Connect and Control Technologies
- Total revenue increased 1 percent to $168 million, including a 3-point benefit from our Matrix Composites acquisition and a 1-point unfavorable impact from foreign exchange. Organic revenue decreased 1 percent driven by lower defense components due to strong prior year program activity, as well as declines in industrial and oil and gas sales, partially offset by 7 percent growth in commercial aerospace.
- Operating income increased 9 percent to $28 million and adjusted segment operating income increased 11 percent to $30 million, driven by benefits from productivity and supply chain improvements and restructuring actions, which were partially offset by an increase in commodity costs and negative mix.

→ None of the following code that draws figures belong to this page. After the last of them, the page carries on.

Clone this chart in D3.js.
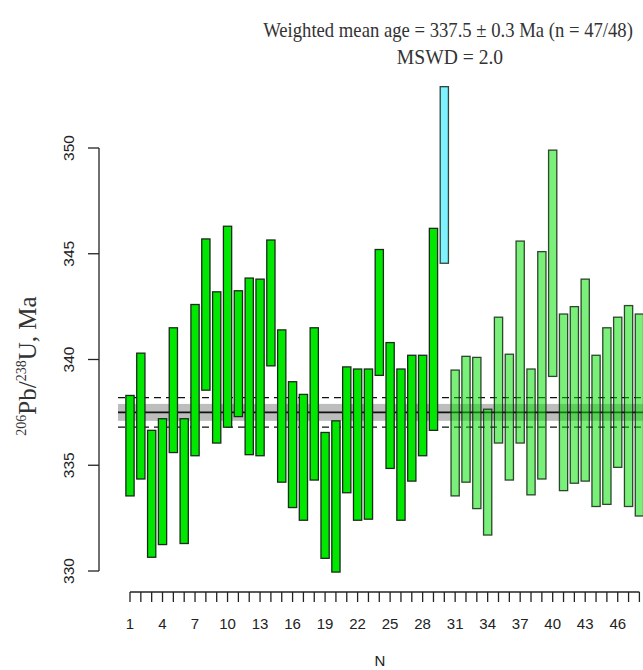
<!DOCTYPE html>
<html><head><meta charset="utf-8">
<script src="https://cdn.jsdelivr.net/npm/d3@7"></script>
<style>body{margin:0;background:#fff}</style>
</head><body>
<svg id="c" width="643" height="670"></svg>
<script>
// ---- data ----
const analysis = d3.range(1, 49);  // analysis numbers N = 1..48
const upper = [338.3, 340.3, 336.65, 337.2, 341.5, 337.2, 342.6, 345.7, 343.2, 346.3,
  343.25, 343.85, 343.8, 345.65, 341.4, 338.95, 338.35, 341.5, 336.55, 337.1,
  339.65, 339.55, 339.55, 345.2, 340.8, 339.55, 340.2, 340.2, 346.2, 352.9,
  339.5, 340.15, 340.1, 337.65, 342.0, 340.25, 345.6, 339.55, 345.1, 349.9,
  342.15, 342.5, 343.8, 340.2, 341.5, 342.0, 342.55, 342.15];
const lower = [333.55, 334.35, 330.65, 331.25, 335.6, 331.3, 335.45, 338.55, 336.05, 336.8,
  337.3, 335.5, 335.45, 339.7, 334.2, 333.0, 332.4, 334.3, 330.6, 329.95,
  333.7, 332.4, 332.45, 339.25, 334.85, 332.4, 334.25, 335.45, 336.65, 344.55,
  333.55, 334.2, 332.95, 331.7, 336.05, 334.3, 336.05, 333.6, 334.35, 339.2,
  333.8, 334.15, 334.25, 333.05, 333.15, 334.9, 333.05, 332.6];
// group: "A" first session, "R" rejected, "B" second session
const group = [
  "A","A","A","A","A","A","A","A","A","A","A","A","A","A","A","A","A","A","A","A",
  "A","A","A","A","A","A","A","A","A","R",
  "B","B","B","B","B","B","B","B","B","B","B","B","B","B","B","B","B","B"];
const meanAge = 337.5;
const meanBand = [337.1, 337.9];
const dashLevels = [338.2, 336.8];
const yTicks = [330, 335, 340, 345, 350];
const xTickLabels = [1, 4, 7, 10, 13, 16, 19, 22, 25, 28, 31, 34, 37, 40, 43, 46];
const titleLines = ["Weighted mean age = 337.5 \u00b1 0.3 Ma (n = 47/48)", "MSWD = 2.0"];

// ---- drawing ----
const svg = d3.select("#c");
const x = d3.scaleLinear().domain([1, 48]).range([130, 639.4]);
const y = d3.scaleLinear().domain([330, 350]).range([571, 148]);
const step = x(2) - x(1);
const bw = step * 0.76;
const fills = {A: "#00e800", R: "rgba(0,230,255,0.5)", B: "rgba(0,225,0,0.52)"};

const plotL = 118, plotR = 660;
// band
svg.append("rect").attr("x", plotL).attr("width", plotR - plotL)
  .attr("y", y(meanBand[1])).attr("height", y(meanBand[0]) - y(meanBand[1]))
  .attr("fill", "#bdbdbd");
svg.selectAll("line.dash").data(dashLevels).join("line")
  .attr("x1", plotL).attr("x2", plotR).attr("y1", d => y(d)).attr("y2", d => y(d))
  .attr("stroke", "#111").attr("stroke-width", 1.3).attr("stroke-dasharray", "7,5");
svg.append("line").attr("x1", plotL).attr("x2", plotR)
  .attr("y1", y(meanAge)).attr("y2", y(meanAge)).attr("stroke", "#111").attr("stroke-width", 1.6);

// bars
svg.selectAll("rect.bar").data(analysis).join("rect")
  .attr("class", "bar")
  .attr("x", d => x(d) - bw / 2).attr("width", bw)
  .attr("y", (d, i) => y(upper[i])).attr("height", (d, i) => y(lower[i]) - y(upper[i]))
  .attr("fill", (d, i) => fills[group[i]])
  .attr("stroke", (d, i) => group[i] === "A" ? "#1c2a1c" : "rgba(20,40,20,0.85)")
  .attr("stroke-width", 1.3);

// y axis
const yAxis = svg.append("g").attr("transform", "translate(99,0)");
yAxis.append("line").attr("x1", 0).attr("x2", 0).attr("y1", y(330)).attr("y2", y(350))
  .attr("stroke", "#222").attr("stroke-width", 1.3);
yAxis.selectAll("line.t").data(yTicks).join("line").attr("class", "t")
  .attr("x1", -11).attr("x2", 0).attr("y1", d => y(d)).attr("y2", d => y(d))
  .attr("stroke", "#222").attr("stroke-width", 1.3);
yAxis.selectAll("text").data(yTicks).join("text")
  .attr("transform", d => `translate(-25,${y(d)}) rotate(-90)`)
  .attr("text-anchor", "middle")
  .attr("font-family", "Liberation Sans, Arial, sans-serif").attr("font-size", 15.5)
  .attr("fill", "#222").text(d => d);

// x axis
const xAxis = svg.append("g").attr("transform", "translate(0,592)");
xAxis.append("line").attr("x1", x(1)).attr("x2", x(48)).attr("y1", 0).attr("y2", 0)
  .attr("stroke", "#222").attr("stroke-width", 1.3);
xAxis.selectAll("line.t").data(analysis).join("line").attr("class", "t")
  .attr("x1", d => x(d)).attr("x2", d => x(d)).attr("y1", 0).attr("y2", 10)
  .attr("stroke", "#222").attr("stroke-width", 1.3);
xAxis.selectAll("text").data(xTickLabels).join("text")
  .attr("x", d => x(d)).attr("y", 37).attr("text-anchor", "middle")
  .attr("font-family", "Liberation Sans, Arial, sans-serif").attr("font-size", 15)
  .attr("fill", "#222").text(d => d);
svg.append("text").attr("x", 380).attr("y", 666).attr("text-anchor", "middle")
  .attr("font-family", "Liberation Sans, Arial, sans-serif").attr("font-size", 15)
  .attr("fill", "#222").text("N");

// y title
const yt = svg.append("text").attr("transform", "translate(36,366) rotate(-90)")
  .attr("text-anchor", "middle")
  .attr("font-family", "Liberation Serif, Times New Roman, serif").attr("font-size", 25)
  .attr("fill", "#333");
yt.append("tspan").attr("font-size", 14).attr("dy", -10).text("206");
yt.append("tspan").attr("dy", 10).text("Pb/");
yt.append("tspan").attr("font-size", 14).attr("dy", -10).text("238");
yt.append("tspan").attr("dy", 10).text("U, Ma");

// title (narrow serif look: natural width fitted, stretched vertically)
const t1 = svg.append("text").attr("text-anchor", "middle")
  .attr("font-family", "Liberation Serif, Times New Roman, serif").attr("font-size", 20)
  .attr("fill", "#333").text(titleLines[0]);
const fs = 20 * 370 / t1.node().getComputedTextLength();
t1.attr("font-size", fs).attr("transform", "translate(448,37) scale(1,1.15)");
svg.append("text").attr("text-anchor", "middle")
  .attr("font-family", "Liberation Serif, Times New Roman, serif").attr("font-size", fs * 1.05)
  .attr("transform", "translate(450,64) scale(1,1.12)")
  .attr("fill", "#333").text(titleLines[1]);
</script>
</body></html>
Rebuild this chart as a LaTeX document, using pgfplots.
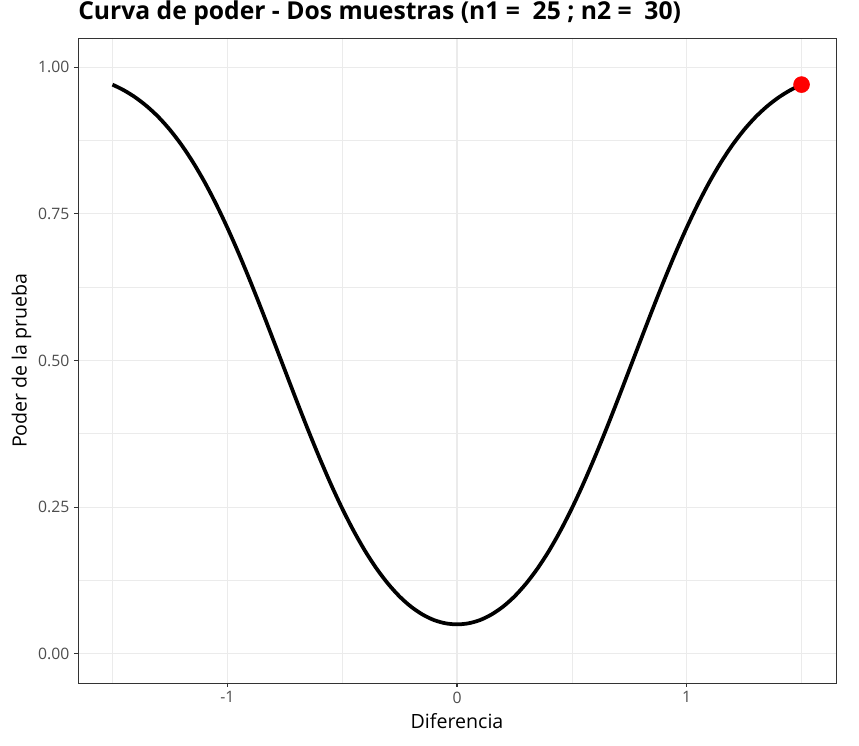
\documentclass[border=0pt]{standalone}
\usepackage{fontspec}
\setmainfont{Open Sans}
\usepackage{pgfplots}
\pgfplotsset{compat=1.18}
\definecolor{gridgrey}{HTML}{EBEBEB}
\definecolor{grey20}{HTML}{333333}
\definecolor{grey30}{HTML}{4D4D4D}

\begin{document}
\begin{tikzpicture}
\useasboundingbox (-58.5pt,-46.5pt) rectangle (585.75pt,512.25pt);
\begin{axis}[
    at={(0pt,0pt)}, anchor=south west,
    scale only axis,
    width=568.5pt, height=483.75pt,
    xmin=-1.65, xmax=1.65,
    ymin=-0.05, ymax=1.05,
    xtick={-1,0,1},
    ytick={0,0.25,0.5,0.75,1},
    yticklabels={0.00,0.25,0.50,0.75,1.00},
    minor xtick={-1.5,-0.5,0.5,1.5},
    minor ytick={0.125,0.375,0.625,0.875},
    tick pos=left,
    grid=both,
    major grid style={draw=gridgrey, line width=0.8pt},
    minor grid style={draw=gridgrey, line width=0.45pt},
    axis line style={draw=grey20, line width=0.6pt},
    tick align=outside,
    major tick length=3pt,
    minor tick length=0pt,
    tick style={draw=grey20, line width=0.8pt},
    tick label style={font=\fontsize{11.8}{14}\selectfont, text=grey30,
        /pgf/number format/assume math mode=true},
    xlabel={Diferencia},
    ylabel={Poder de la prueba},
    xlabel style={at={(axis description cs:0.5,-0.0698)}, anchor=base,
        font=\fontsize{14.7}{17}\selectfont, inner sep=0pt},
    ylabel style={at={(axis description cs:-0.0679,0.5)}, anchor=base,
        font=\fontsize{14.7}{17}\selectfont, inner sep=0pt},
]
% power curve
\addplot[black, line width=2.8pt, smooth] coordinates {
    (-1.50,0.9705) (-1.45,0.9608) (-1.40,0.9486) (-1.35,0.9335) (-1.30,0.9153)
    (-1.25,0.8935) (-1.20,0.8680) (-1.15,0.8385) (-1.10,0.8051) (-1.05,0.7677)
    (-1.00,0.7266) (-0.95,0.6823) (-0.90,0.6351) (-0.85,0.5859) (-0.80,0.5352)
    (-0.75,0.4841) (-0.70,0.4331) (-0.65,0.3832) (-0.60,0.3353) (-0.55,0.2899)
    (-0.50,0.2478) (-0.45,0.2095) (-0.40,0.1751) (-0.35,0.1450) (-0.30,0.1192)
    (-0.25,0.0975) (-0.20,0.0801) (-0.15,0.0668) (-0.10,0.0573) (-0.05,0.0518)
    (0.00,0.0500)
    (0.05,0.0518) (0.10,0.0573) (0.15,0.0668) (0.20,0.0801) (0.25,0.0975)
    (0.30,0.1192) (0.35,0.1450) (0.40,0.1751) (0.45,0.2095) (0.50,0.2478)
    (0.55,0.2899) (0.60,0.3353) (0.65,0.3832) (0.70,0.4331) (0.75,0.4841)
    (0.80,0.5352) (0.85,0.5859) (0.90,0.6351) (0.95,0.6823) (1.00,0.7266)
    (1.05,0.7677) (1.10,0.8051) (1.15,0.8385) (1.20,0.8680) (1.25,0.8935)
    (1.30,0.9153) (1.35,0.9335) (1.40,0.9486) (1.45,0.9608) (1.50,0.9705)};
% observed difference
\addplot[only marks, mark=*, mark size=6pt, color=red, fill=red] coordinates {(1.50,0.9705)};
\end{axis}
% title
\node[anchor=base west, inner sep=0pt, font=\bfseries\fontsize{18.5}{21}\selectfont]
    at (0pt,497.25pt) {Curva de poder - Dos muestras (n1 =\ \ 25 ; n2 =\ \ 30)};
\end{tikzpicture}
\end{document}
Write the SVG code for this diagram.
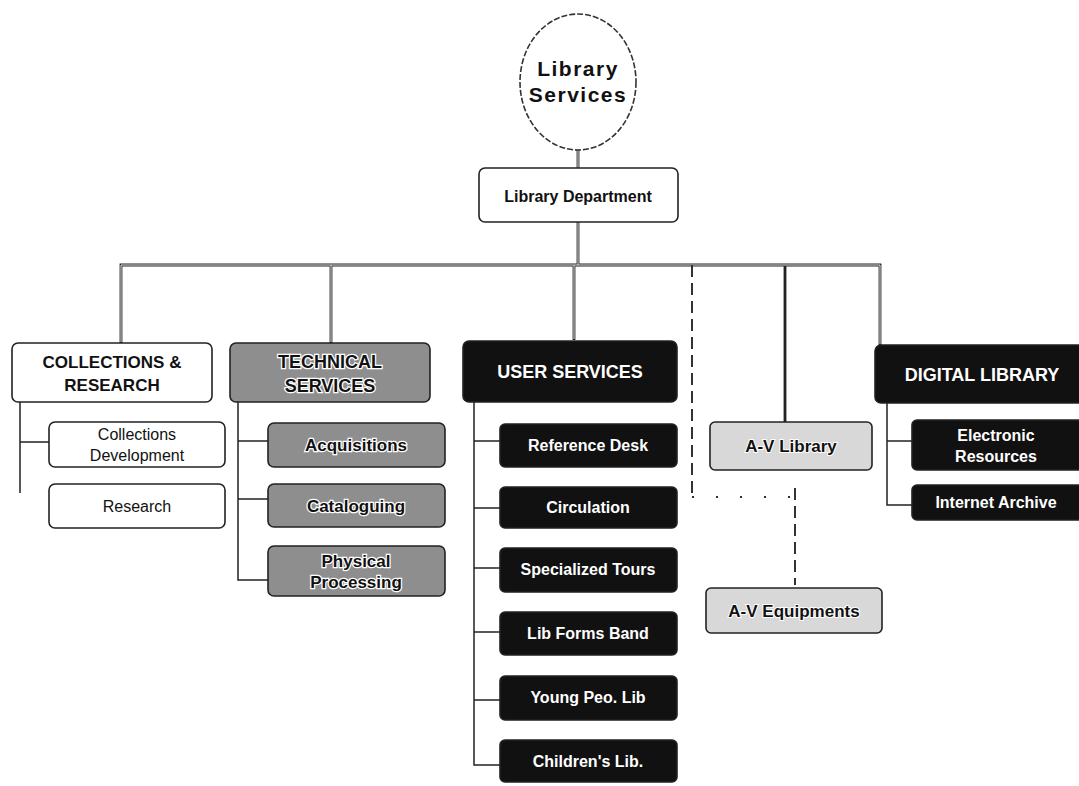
<svg xmlns="http://www.w3.org/2000/svg" width="1079" height="786" viewBox="0 0 1079 786">
<style>
  .bg{fill:#fff}
  .wbox{fill:#fff;stroke:#222;stroke-width:1.6}
  .gbox{fill:#8e8e8e;stroke:#222;stroke-width:1.6}
  .kbox{fill:#111;stroke:#222;stroke-width:1.6}
  .lbox{fill:#d8d8d8;stroke:#222;stroke-width:1.6}
  .ell{fill:#fff;stroke:#333;stroke-width:1.6;stroke-dasharray:6 2}
  text{font-family:"Liberation Sans",Arial,sans-serif;text-anchor:middle}
  .t-dark{fill:#111;font-size:16px}
  .t-head{fill:#111;font-size:17px;font-weight:bold}
  .t-halo{fill:#111;font-size:17px;font-weight:bold;stroke:#fff;stroke-width:2.5;paint-order:stroke}
  .t-haloh{fill:#111;font-size:18px;font-weight:bold;stroke:#fff;stroke-width:2.5;paint-order:stroke}
  .t-white{fill:#fff;font-size:16px;font-weight:bold}
  .t-whiteh{fill:#fff;font-size:18px;font-weight:bold}
  .t-light{fill:#111;font-size:17px;font-weight:bold;stroke:#fff;stroke-width:2;paint-order:stroke}
  .c-out{fill:none;stroke:#222;stroke-width:2.8}
  .c-in{fill:none;stroke:#fff;stroke-width:0.9}
  .c-s{fill:none;stroke:#222;stroke-width:1.5}
  .c-d{fill:none;stroke:#333;stroke-width:2;stroke-dasharray:12 6}
  .c-dot{fill:none;stroke:#333;stroke-width:2;stroke-dasharray:2 22}
</style>
<rect class="bg" x="0" y="0" width="1079" height="786"/>
<g id="connectors">
  <path class="c-out" d="M578,150 V168 M578,222 V265 M121,343 V265 H880 V345 M331,265 V343 M574,265 V340 M785,265 V422"/>
  <path class="c-in" d="M578,150 V168 M578,222 V265 M121,342 V265 H880 V344 M331,265 V342 M574,265 V339"/>
  <path class="c-d" d="M692,265 V497"/>
  <path class="c-dot" d="M692,497 H795"/>
  <path class="c-d" d="M795,488 V585"/>
  <path class="c-s" d="M20,402 V493 M20,442 H49"/>
  <path class="c-s" d="M238,402 V580 H268 M238,441 H268 M238,499 H268"/>
  <path class="c-s" d="M474,402 V765 H500 M474,441 H500 M474,508 H500 M474,568 H500 M474,632 H500 M474,700 H500"/>
  <path class="c-s" d="M887,403 V505 H912 M887,441 H912"/>
</g>
<g id="library-services">
  <ellipse class="ell" cx="578" cy="82" rx="58" ry="68"/>
  <text x="578" y="76" style="font-size:21px;font-weight:bold;letter-spacing:1.5px;fill:#111">Library</text>
  <text x="578" y="102" style="font-size:21px;font-weight:bold;letter-spacing:1.5px;fill:#111">Services</text>
</g>
<g id="library-department">
  <rect class="wbox" x="479" y="168" width="199" height="54" rx="6"/>
  <text class="t-dark" x="578" y="202" style="font-weight:bold;font-size:16px">Library Department</text>
</g>
<g id="collections-research">
  <rect class="wbox" x="12" y="343" width="200" height="59" rx="6"/>
  <text class="t-head" x="112" y="368">COLLECTIONS &amp;</text>
  <text class="t-head" x="112" y="391">RESEARCH</text>
</g>
<g id="collections-development">
  <rect class="wbox" x="49" y="422" width="176" height="45" rx="6"/>
  <text class="t-dark" x="137" y="440">Collections</text>
  <text class="t-dark" x="137" y="461">Development</text>
</g>
<g id="research">
  <rect class="wbox" x="49" y="484" width="176" height="44" rx="6"/>
  <text class="t-dark" x="137" y="512">Research</text>
</g>
<g id="technical-services">
  <rect class="gbox" x="230" y="343" width="200" height="59" rx="6"/>
  <text class="t-haloh" x="330" y="368">TECHNICAL</text>
  <text class="t-haloh" x="330" y="392">SERVICES</text>
</g>
<g id="acquisitions">
  <rect class="gbox" x="268" y="423" width="177" height="44" rx="6"/>
  <text class="t-halo" x="356" y="451">Acquisitions</text>
</g>
<g id="cataloguing">
  <rect class="gbox" x="268" y="484" width="177" height="43" rx="6"/>
  <text class="t-halo" x="356" y="512">Cataloguing</text>
</g>
<g id="physical-processing">
  <rect class="gbox" x="268" y="546" width="177" height="50" rx="6"/>
  <text class="t-halo" x="356" y="567">Physical</text>
  <text class="t-halo" x="356" y="588">Processing</text>
</g>
<g id="user-services">
  <rect class="kbox" x="463" y="341" width="214" height="61" rx="6"/>
  <text class="t-whiteh" x="570" y="378">USER SERVICES</text>
</g>
<g id="reference-desk">
  <rect class="kbox" x="500" y="424" width="177" height="43" rx="5"/>
  <text class="t-white" x="588" y="451">Reference Desk</text>
</g>
<g id="circulation">
  <rect class="kbox" x="500" y="487" width="177" height="41" rx="5"/>
  <text class="t-white" x="588" y="513">Circulation</text>
</g>
<g id="specialized-tours">
  <rect class="kbox" x="500" y="548" width="177" height="44" rx="5"/>
  <text class="t-white" x="588" y="575">Specialized Tours</text>
</g>
<g id="lib-forms-band">
  <rect class="kbox" x="500" y="612" width="177" height="43" rx="5"/>
  <text class="t-white" x="588" y="639">Lib Forms Band</text>
</g>
<g id="young-peo-lib">
  <rect class="kbox" x="500" y="676" width="177" height="44" rx="5"/>
  <text class="t-white" x="588" y="703">Young Peo. Lib</text>
</g>
<g id="childrens-lib">
  <rect class="kbox" x="500" y="740" width="177" height="42" rx="5"/>
  <text class="t-white" x="588" y="767">Children's Lib.</text>
</g>
<g id="av-library">
  <rect class="lbox" x="710" y="422" width="162" height="48" rx="5"/>
  <text class="t-light" x="791" y="452">A-V Library</text>
</g>
<g id="av-equipments">
  <rect class="lbox" x="706" y="588" width="176" height="45" rx="5"/>
  <text class="t-light" x="794" y="617">A-V Equipments</text>
</g>
<g id="digital-library">
  <rect class="kbox" x="875" y="345" width="215" height="58" rx="6"/>
  <text class="t-whiteh" x="982" y="381">DIGITAL LIBRARY</text>
</g>
<g id="electronic-resources">
  <rect class="kbox" x="912" y="420" width="175" height="50" rx="5"/>
  <text class="t-white" x="996" y="441">Electronic</text>
  <text class="t-white" x="996" y="462">Resources</text>
</g>
<g id="internet-archive">
  <rect class="kbox" x="912" y="485" width="175" height="35" rx="5"/>
  <text class="t-white" x="996" y="508">Internet Archive</text>
</g>
</svg>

Annual Asbestos Remeasurement
The company recognized a $68 million pre-tax net benefit in the third quarter reflecting the annual remeasurement of its asbestos liability and related insurance assets. This benefit was driven by effective insurance recovery strategies and is excluded from the adjusted results and adjusted guidance. During 2019, the company has reduced the net asbestos liability by 11 percent. The company also forecasts no change in the net annual average after-tax cash flow projections compared to the prior year’s projection.
Guidance
Based on the strong third quarter performance and incremental productivity gains and cost actions expected for the fourth quarter of 2019, ITT is raising and tightening its Adjusted EPS guidance to a range of $3.73 to $3.75 from the previous range of $3.58 to $3.68. The raise represents an 11 cent increase to the mid-point from our prior guidance and a 16 percent increase compared to the prior year. The company is also raising its previously announced 2019 full-year GAAP EPS guidance to a range of $3.63 to $3.67. There is no change to the previous revenue or organic revenue guidance of up 3 to 5 percent.
Share Repurchase Update
On October 30, 2019, the company’s Board of Directors approved a $40 million share repurchase authorization to effectively close out our $1 billion share repurchase program. In addition, the Board approved a new $500 million share repurchase program with an indefinite term. The company’s capital deployment priorities are focused on funding strategic organic investments and close-to-core acquisitions, while also returning value to shareholders.